On 04/02/2012 09:24 AM, Julia Lawall wrote:
In the file net/sctp/socket.c, the function sctp_getsockopt_peeloff ends with:

       retval = sock_map_fd(newsock, 0);
        if (retval < 0) {
                sock_release(newsock);
                goto out;
        }

        SCTP_DEBUG_PRINTK("%s: sk: %p newsk: %p sd: %d\n",
                          __func__, sk, newsock->sk, retval);

        /* Return the fd mapped to the new socket.  */
        peeloff.sd = retval;
        if (put_user(len, optlen))
                return -EFAULT;
        if (copy_to_user(optval, &peeloff, len))
                retval = -EFAULT;

Should there be a call to sock_release in the final two error cases as well?  I don't see anything that removes the need for it.  And is some cleanup of the effect of sock_map_fd needed as well?

thanks,
julia


Hi Julia

This is an interesting case.  The possible issue I see calling sock_release here as well as after sock_map_fd
call is that if the peeloff call fails in these 3 instances, the association is terminated.  There is no
graceful recovery at all.

It may make sense to re-arrange the code so that failures here are recoverable. By that I mean, that if a
call to peeloff() fails, the original socket and association lists aren't touched. That would allow
a repeated call to peeloff to potentially succeed.

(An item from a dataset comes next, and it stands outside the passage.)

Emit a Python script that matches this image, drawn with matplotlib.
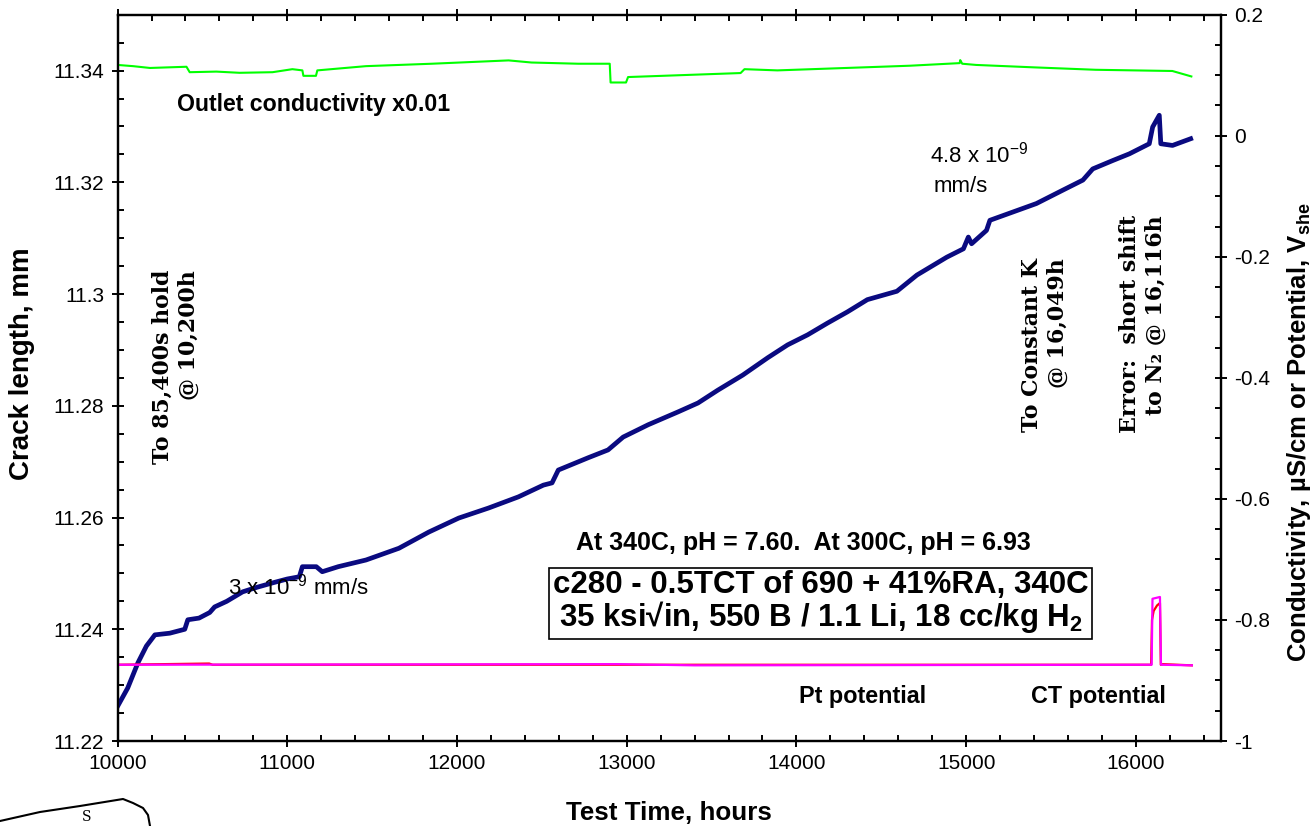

Thank you for the quick response. I thought that sock_release could be used because it is used in sock_create on failure. But I guess that the point is that the subsequent operations in sctp_do_peeloff increase the impact of sock_release, to affect the original socket as well?

I have the impression that this can be called from the user level, since there are two user level addresses as arguments. If the provided optlen address is repeatedly invalid, could one eventually run out of sockets?